Dédale incertain de venelles opaques chez Mario Martone (Nostalgia 2022), corniche balnéaire arpentée par de sculpturales Vénus ou des footeux carnavalesques, selon Paolo Sorrentino (Parthenope 2024). Plus avant, cité en reconstruction, rongée par la corruption immobilière, telle que la fixa Francesco Rosi, en 1963 dans Main basse sur la ville ; Naples reste une intarissable source d’inspiration pour le cinéma.
Documentariste de référence, Gianfranco Rosi (aucun lien de parenté avec Francesco), s’aventure à son tour dans la capitale de la Campanie. C’est au bord d’un train, La Circumvesuviana, que l’on entre dans Pompei, sotto le nuvole.
Tons monochromes, grisaille automnale, aux tunnels de la voie ferrée répondent l’exiguïté insalubre des galeries creusées par les pilleurs de tombes et les voleurs d’antiquités. Pendant que Nunzio, le procureur, inventorie les préjudices, Maria, la conservatrices, poursuit à la lueur de sa lampe de poche, son inventaire des trésors amassés dans les réserves souterraines de son Musée. A la surface, des archéologues tokyoïtes exhument La Villa d’Auguste, le premier empereur de Rome, découverte, il y a peu, au pied du Vésuve.
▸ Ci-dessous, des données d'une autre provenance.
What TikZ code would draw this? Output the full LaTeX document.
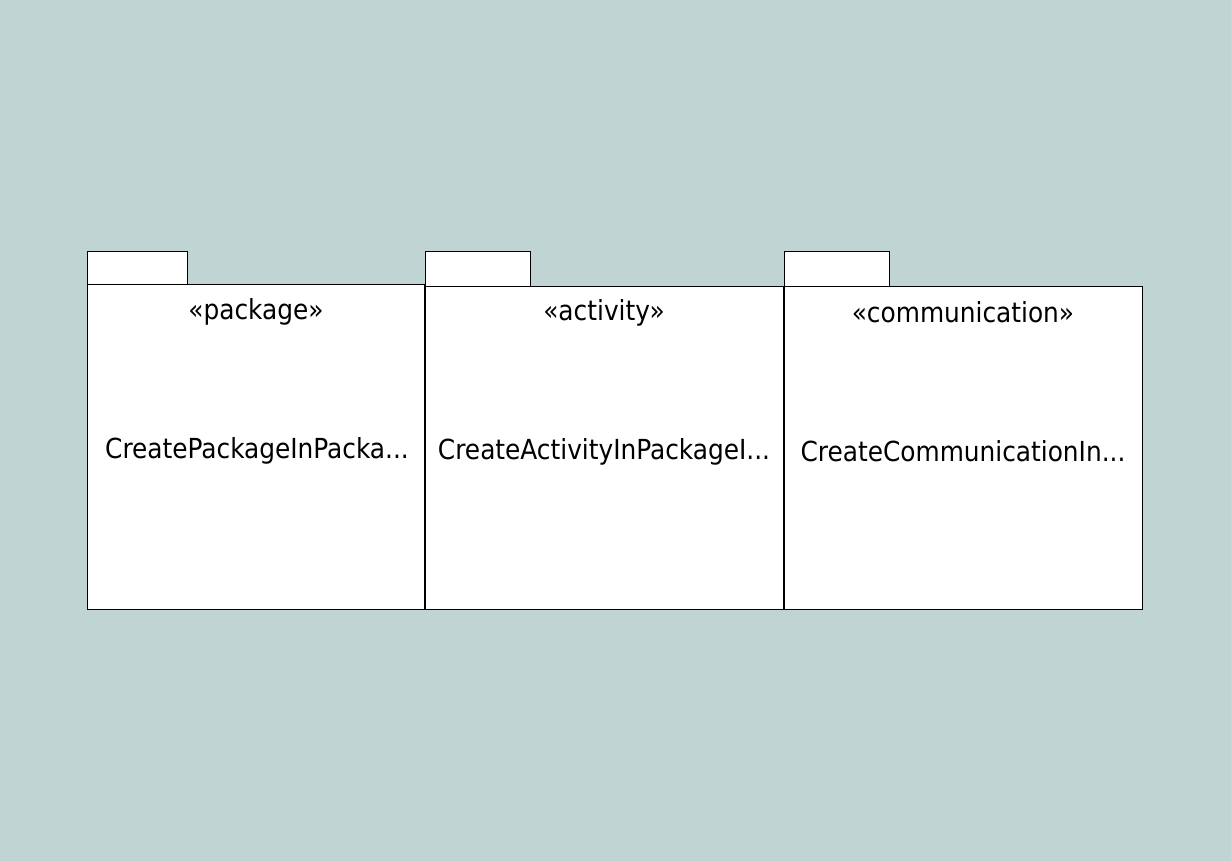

Le Volcan qui, à l’automne 79 ensevelit Pompei sous ses sédiments, entremêle toujours ses fumerolles avec la bruine qui trempe les dalles de la ville exhumée. Chez Rosi, les coulées de lave se confondent avec les traînées de blé, sous l’action du tractopelle qui vide les soutes d’un navire céréalier.
A bord, Aboud le marin, s’est embarqué pour fuir la barbarie qui déchirait sa Syrie natale. La guerre le rattrapa, sur les rives d’Ukraine, lorsque son cargo engouffra les céréales dans le Port d’Odessa. Plus tard, dans un vaste cinéma désaffecté, Ingrid Bergman et Georges Sanders découvrent les amants vitrifiés dans le magma, séquence poignante de Voyage en Italie (Roberto Rossellini 1953).
Dépourvu de commentaires, moucheté de quelques témoignages, enveloppé des atmosphères, composées par Daniel Blumberg (oscarisé en mars 2025 pour sa partition de The Brutalist), Gianfranco Rosi tisse un labyrinthe insolite et grandiose, à travers les images et rencontres, compilées durant ses trois années de résidence au pied du Volcan.
Associations d’idées, de vues, de temporalités ; époques et espaces s'entrecroisent. La fureur de la nature s’hybride à la sauvagerie et parfois aux génies ou à la simple bonté de l’humanité.
Le vénérable Titi, bouquiniste bonhomme, délivre des cours du soir dans sa boutique hors du temps. De leur plate-forme, Maria, Giorgio et Giuseppe, pompiers téléphoniques, prennent les informations, tempèrent les inquiétudes ou simplement donnent l’heure à cet anonyme qui les contacte tous les soirs .. à la même heure.
Au terme du déchargement, un marin époussette de sa brosse les grains qui obstruent les alvéoles dans le ventre vide du bateau. Sur terre, du bout de son pinceau, un archéologue déterre un squelette animal, vitrifié depuis des millénaires. Ici pas de drogue, ni de Camorra, juste les fragments d'une mythologie prodigieuse, accordés à la modestie sublime du presque rien.
Le Vésuve produit tous les nuages du Monde.
Pompei, sotto le Nuvole illustre la citation de Jean Cocteau, au fil d’une fresque-puzzle, ample, profonde et recueillie.